A Scientific Approach to Hitting
Atsuya Furuta's batting was not built on instinct alone but was grounded in thorough scientific analysis. He meticulously recorded his batting averages by pitch type and tendencies by count in personal notebooks, never neglecting preparation to identify opponents' weaknesses before games. His sharp batting eye is backed by numbers: his career 1,096 walks are exceptionally high for a catcher. At the plate, he mentally divided the strike zone into nine sections to read pitchers' sequencing patterns, honing the technique to punish hittable pitches. This analytical batting method influenced subsequent generations of catchers and became a forerunner of data-driven hitting theory.

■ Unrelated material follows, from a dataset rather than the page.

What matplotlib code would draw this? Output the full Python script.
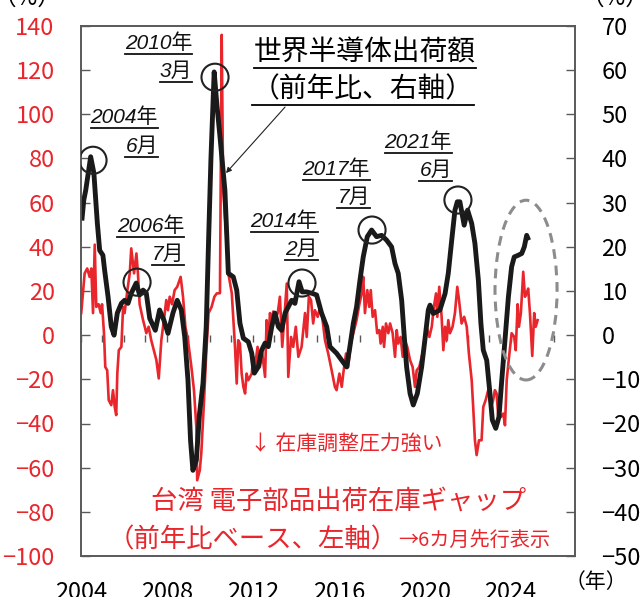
import matplotlib
matplotlib.use('Agg')
import matplotlib.pyplot as plt
import numpy as np
from matplotlib.patches import Ellipse
from matplotlib.lines import Line2D

plt.rcParams['font.family'] = ['Noto Sans CJK JP', 'DejaVu Sans']

# 世界半導体出荷額（前年比、%、右軸）
semi_x = [2004.05, 2004.13, 2004.22, 2004.45, 2004.6, 2004.76, 2004.87, 2005.02, 2005.1, 2005.26,
          2005.41, 2005.54, 2005.69, 2005.88, 2006.03, 2006.19, 2006.34, 2006.57, 2006.73, 2006.89,
          2007.04, 2007.2, 2007.46, 2007.66, 2007.86, 2008.05, 2008.28, 2008.48, 2008.67, 2008.83,
          2008.98, 2009.1, 2009.21, 2009.37, 2009.52, 2009.68, 2009.83, 2009.94, 2010.05, 2010.2,
          2010.33, 2010.47, 2010.7, 2010.86, 2011.09, 2011.25, 2011.4, 2011.56, 2011.79, 2011.95,
          2012.07, 2012.25, 2012.41, 2012.57, 2012.72, 2012.88, 2013.03, 2013.19, 2013.34, 2013.5,
          2013.65, 2013.81, 2013.96, 2014.15, 2014.3, 2014.5, 2014.74, 2014.97, 2015.2, 2015.44,
          2015.59, 2015.9, 2016.14, 2016.37, 2016.52, 2016.68, 2016.83, 2016.99, 2017.14, 2017.33,
          2017.53, 2017.76, 2018.0, 2018.23, 2018.46, 2018.62, 2018.77, 2018.93, 2019.04, 2019.16,
          2019.32, 2019.47, 2019.66, 2019.86, 2020.01, 2020.17, 2020.25, 2020.4, 2020.71, 2020.95,
          2021.1, 2021.26, 2021.41, 2021.52, 2021.64, 2021.84, 2022.0, 2022.19, 2022.34, 2022.5,
          2022.62, 2022.73, 2022.89, 2023.04, 2023.15, 2023.31, 2023.46, 2023.59, 2023.74, 2023.9,
          2024.05, 2024.17, 2024.36, 2024.52, 2024.64, 2024.75, 2024.8]
semi_y = [26.5, 30.6, 32.8, 40.4, 36.7, 25.4, 19.2, 18.1, 14.7, 8.7,
          1.9, 0.0, 5.0, 7.2, 7.9, 7.2, 9.5, 11.8, 9.1, 10.2,
          9.5, 3.8, 1.1, 5.7, 3.4, 0.4, 5.0, 7.9, 5.7, -0.4,
          -10.2, -23.8, -30.6, -28.3, -17.7, -10.9, 1.9, 21.5, 40.0, 59.6,
          52.0, 45.0, 32.8, 14.0, 13.2, 10.2, 2.7, -0.7, -1.5, -4.1,
          -8.6, -7.2, -3.4, -1.8, -2.6, 1.9, 5.0, 1.9, 1.1, 5.0,
          6.4, 7.9, 7.2, 12.1, 9.8, 9.8, 9.5, 9.1, 5.0, 1.9,
          -2.6, -4.1, -5.7, -7.2, -2.6, 2.7, 6.4, 12.5, 17.7, 22.3,
          23.8, 22.3, 22.6, 21.5, 20.0, 16.2, 14.0, 7.9, 0.4, -7.2,
          -13.2, -15.8, -13.2, -7.2, -1.1, 5.7, 6.8, 4.9, 5.7, 9.4,
          14.0, 21.5, 28.3, 30.2, 30.2, 24.9, 28.3, 25.3, 20.8, 12.5,
          2.6, -3.4, -5.7, -13.2, -19.2, -21.1, -18.5, -10.2, -1.1, 8.7,
          15.5, 17.7, 18.1, 18.5, 20.0, 22.6, 22.0]

# 台湾 電子部品出荷在庫ギャップ（前年比ベース、%、左軸、6カ月先行）
gap_x = [2004.01, 2004.17, 2004.29, 2004.4, 2004.48, 2004.56, 2004.64, 2004.71, 2004.82, 2004.92,
         2004.98, 2005.07, 2005.13, 2005.22, 2005.29, 2005.41, 2005.49, 2005.57, 2005.64, 2005.69,
         2005.76, 2005.88, 2005.96, 2006.03, 2006.16, 2006.27, 2006.34, 2006.47, 2006.58, 2006.65,
         2006.73, 2006.89, 2006.97, 2007.04, 2007.15, 2007.27, 2007.43, 2007.51, 2007.62, 2007.74,
         2007.86, 2007.97, 2008.05, 2008.13, 2008.24, 2008.36, 2008.48, 2008.64, 2008.75, 2008.86,
         2008.98, 2009.14, 2009.26, 2009.37, 2009.41, 2009.53, 2009.6, 2009.73, 2009.83, 2009.94,
         2010.08, 2010.21, 2010.32, 2010.47, 2010.55, 2010.62, 2010.78, 2010.86, 2011.02, 2011.17,
         2011.25, 2011.32, 2011.4, 2011.48, 2011.56, 2011.64, 2011.71, 2011.79, 2011.95, 2012.02,
         2012.1, 2012.22, 2012.33, 2012.44, 2012.57, 2012.64, 2012.72, 2012.8, 2012.88, 2012.95,
         2013.03, 2013.16, 2013.26, 2013.37, 2013.47, 2013.58, 2013.65, 2013.78, 2013.88, 2014.0,
         2014.12, 2014.27, 2014.43, 2014.51, 2014.61, 2014.71, 2014.81, 2014.89, 2015.02, 2015.13,
         2015.23, 2015.36, 2015.51, 2015.67, 2015.82, 2015.9, 2016.03, 2016.14, 2016.21, 2016.34,
         2016.44, 2016.56, 2016.68, 2016.83, 2016.96, 2017.07, 2017.14, 2017.22, 2017.33, 2017.42,
         2017.49, 2017.58, 2017.69, 2017.79, 2017.89, 2017.95, 2018.05, 2018.11, 2018.2, 2018.31,
         2018.39, 2018.51, 2018.62, 2018.7, 2018.77, 2018.88, 2018.98, 2019.08, 2019.19, 2019.32,
         2019.44, 2019.55, 2019.63, 2019.75, 2019.86, 2019.97, 2020.09, 2020.22, 2020.33, 2020.43,
         2020.53, 2020.59, 2020.68, 2020.79, 2020.87, 2020.95, 2021.03, 2021.1, 2021.18, 2021.3,
         2021.41, 2021.52, 2021.6, 2021.72, 2021.84, 2021.96, 2022.06, 2022.19, 2022.26, 2022.34,
         2022.42, 2022.53, 2022.65, 2022.73, 2022.84, 2022.96, 2023.09, 2023.19, 2023.27, 2023.35,
         2023.43, 2023.55, 2023.66, 2023.74, 2023.82, 2023.93, 2024.05, 2024.17, 2024.24, 2024.33,
         2024.39, 2024.48, 2024.59, 2024.67, 2024.75, 2024.82, 2024.9, 2025.01, 2025.1, 2025.17,
         2025.26]
gap_y = [10.0, 28.0, 30.2, 26.4, 30.2, 10.0, 41.0, 12.8, 14.0, 10.0,
         14.0, 0.9, -14.4, -15.9, -29.4, -31.7, -24.9, -32.5, -36.2, -17.4,
         -6.8, -5.3, 12.8, 10.0, 20.4, 28.0, 39.3, 28.0, 37.0, 28.0,
         14.0, 6.8, 3.8, 0.9, 3.8, -2.3, -8.3, -11.3, -19.6, -2.3,
         6.8, 15.9, 11.3, 17.4, 14.0, 20.4, 21.9, 26.4, 17.4, 3.8,
         -2.3, -14.4, -24.9, -41.5, -65.7, -61.2, -53.6, -29.4, -8.3, 10.0,
         12.8, 17.4, 18.9, 19.0, 136.0, 65.7, 43.0, 28.0, 19.0, -5.3,
         -21.9, -2.3, -3.8, -17.4, -23.4, -26.4, -17.4, -20.4, -17.4, -9.8,
         -14.4, -5.3, -14.4, -8.3, -18.9, 6.8, -2.3, 10.0, 3.8, 10.7,
         6.8, 10.0, 17.4, -5.3, 8.3, 23.4, -18.9, -0.8, -5.3, 3.8,
         -9.8, -5.3, 10.0, -0.8, 17.4, 15.9, 5.3, 11.3, 8.3, 12.8,
         8.3, -2.3, -8.3, -15.9, -23.4, -24.9, -17.4, -23.4, -17.4, -8.3,
         -14.4, -3.8, 0.9, 6.8, 14.0, 18.9, 26.4, 10.0, 20.4, 12.8,
         20.4, 8.3, 11.3, 0.9, 2.3, -3.8, 3.8, -5.3, 5.3, 0.9,
         5.3, 0.9, -9.8, 2.3, -3.8, -0.8, -9.8, -2.3, -5.3, -11.3,
         -14.4, -23.4, -15.9, -14.4, -9.8, -5.3, 3.8, -0.8, 3.8, 12.8,
         18.9, 8.3, 21.9, 8.3, -6.8, 3.8, -2.3, 6.8, 0.9, 3.8,
         10.0, 21.9, 15.9, 5.3, 8.3, 3.8, -8.3, -20.4, -32.5, -47.6,
         -54.3, -47.6, -47.6, -32.5, -29.4, -24.9, -32.5, -29.4, -24.9, -26.4,
         -37.0, -37.0, -35.5, -40.8, -20.4, -9.8, 0.9, -0.8, -6.8, 14.0,
         3.8, 10.0, 28.7, 17.4, 18.9, 21.1, 10.3, -9.4, 10.0, 3.8,
         6.8]

# 丸で囲んだピーク（右軸）
peak_x = [2004.56, 2006.61, 2010.24, 2014.29, 2017.55, 2021.55]
peak_y = [39.6, 12.0, 58.4, 11.8, 23.8, 30.6]
peak_year = ['2004年', '2006年', '2010年', '2014年', '2017年', '2021年']
peak_month = ['6月', '7月', '3月', '2月', '7月', '6月']

year_ticks = np.arange(2004, 2025, 4)
year_minor = np.arange(2004, 2027)

RED = '#E8262C'
FRAME = '#595959'

fig = plt.figure(figsize=(6.4, 5.97), dpi=100)
ax = fig.add_axes([81 / 640, 1 - 556 / 597, 494 / 640, 530 / 597])
ax2 = ax.twinx()

ax.plot(gap_x, gap_y, color=RED, lw=1.9)
ax2.plot(semi_x, semi_y, color='#1a1a1a', lw=3.5, solid_joinstyle='round')

ax.set_xlim(2004, 2027)
ax.set_ylim(-100, 140)
ax2.set_ylim(-50, 70)
ax.set_yticks(np.arange(-100, 141, 20))
ax2.set_yticks(np.arange(-50, 71, 10))
ax.set_xticks(year_ticks)
ax.set_xticklabels([str(y) for y in year_ticks])

ax.tick_params(axis='y', direction='in', length=6.5, width=1, color=FRAME,
               labelcolor=RED, labelsize=17, pad=19)
ax2.tick_params(axis='y', direction='in', length=6.5, width=1, color=FRAME,
                labelcolor='black', labelsize=17, pad=19)
ax.tick_params(axis='x', length=0, labelsize=17, pad=18)
for a in (ax, ax2):
    for s in a.spines.values():
        s.set_color(FRAME)
        s.set_linewidth(1.2)

# ゼロ線の目盛り（毎年）
zero_pos = (0 - (-100)) / 240
sec = ax.secondary_xaxis(zero_pos)
sec.set_xticks(year_minor)
sec.tick_params(axis='x', length=5, width=1, color=FRAME, labeltop=False, labelbottom=False)
sec.spines['top'].set_color(FRAME)
sec.spines['top'].set_linewidth(1.2)
sec.spines['bottom'].set_visible(False)

# ピークの丸
ax2.scatter(peak_x, peak_y, s=380, facecolors='none', edgecolors='#222222', linewidths=1.5, zorder=5)

# 点線の楕円
ax2.add_patch(Ellipse((2024.72, 10.2), 2.89, 40.7, fill=False, edgecolor='#8c8c8c',
                      lw=2.2, ls=(0, (3.2, 2.2)), zorder=4))

underlined = []

date_pos = [(2007.58, 98.7, 85.6), (2008.8, 49.4, 36.7), (2009.17, 132.2, 119.6),
            (2015.03, 51.6, 38.9), (2017.45, 75.2, 62.5), (2021.27, 87.4, 74.7)]
for (xr, y1, y2), yl, ml in zip(date_pos, peak_year, peak_month):
    for yy, lab in ((y1, yl), (y2, ml)):
        t = ax.text(xr, yy, lab, ha='right', va='center', fontsize=15, style='italic',
                    family=['Liberation Sans', 'Noto Sans CJK JP'], color='#111111')
        underlined.append((t, '#111111'))

t = ax.text(2017.22, 128.2, '世界半導体出荷額', ha='center', va='center', fontsize=20)
underlined.append((t, 'black'))
t = ax.text(2017.13, 111.4, '（前年比、右軸）', ha='center', va='center', fontsize=20)
underlined.append((t, 'black'))

ax.annotate('', xy=(2010.75, 73.4), xytext=(2013.5, 103.3),
            arrowprops=dict(arrowstyle='-|>', color='#222222', lw=0.8, mutation_scale=8,
                            shrinkA=0, shrinkB=0))

ax.text(2016.36, -49.4, '↓ 在庫調整圧力強い', ha='center', va='center', fontsize=15, color=RED,
        style='italic')
ax.text(2015.99, -75.2, '台湾 電子部品出荷在庫ギャップ', ha='center', va='center', fontsize=19, color=RED)
ax.text(2012.0, -92.8, '（前年比ベース、左軸）', ha='center', va='center', fontsize=19, color=RED)
ax.text(2018.76, -92.8, '→6カ月先行表示', ha='left', va='center', fontsize=14.5, color=RED,
        style='italic')

fig.text(27 / 640, 1.003, '（%）', ha='center', va='center', fontsize=17)
fig.text(615 / 640, 1.003, '（%）', ha='center', va='center', fontsize=17)
fig.text(596 / 640, 1 - 582 / 597, '（年）', ha='center', va='center', fontsize=15)

# 下線
fig.canvas.draw()
renderer = fig.canvas.get_renderer()
inv = fig.transFigure.inverted()
for t, c in underlined:
    bb = t.get_window_extent(renderer)
    (x0, y0), (x1, _) = inv.transform([(bb.x0, bb.y0 - 1), (bb.x1, bb.y0)])
    fig.add_artist(Line2D([x0, x1], [y0, y0], color=c, lw=1.3, transform=fig.transFigure))

fig.savefig('out.png', dpi=100)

Leadership as Players' Union Chairman
During the 2004 baseball restructuring crisis, Furuta served as players' union chairman and confronted team ownership, playing a historic role. The turmoil, triggered by the merger of Kintetsu and Orix, raised the prospect of reducing the number of teams and transitioning to a single-league system, threatening player employment and NPB's survival. Furuta advocated for players without being swept up in emotion, winning public support through logical arguments. When he decided on NPB's first-ever strike, he was fully aware of the gravity of that responsibility yet adhered to his conviction of protecting players' livelihoods and the future of the sport. This experience became a catalyst for players to recognize their rights as workers.
Defensive Excellence Reflected in Caught-Stealing Rate
Furuta's defensive prowess is symbolized by his career caught-stealing rate of .462. During his prime, he recorded rates exceeding .500, providing such a deterrent that baserunners hesitated to attempt steals of second base. This high rate was the product not merely of arm strength but of comprehensive preparation, including coaching pitchers on quick deliveries and studying runners' tendencies. His ten Golden Glove Awards reflect recognition of total catcher value encompassing pitch calling and game management, not just throwing technique. Furuta was a pioneer who elevated catching defense to a science.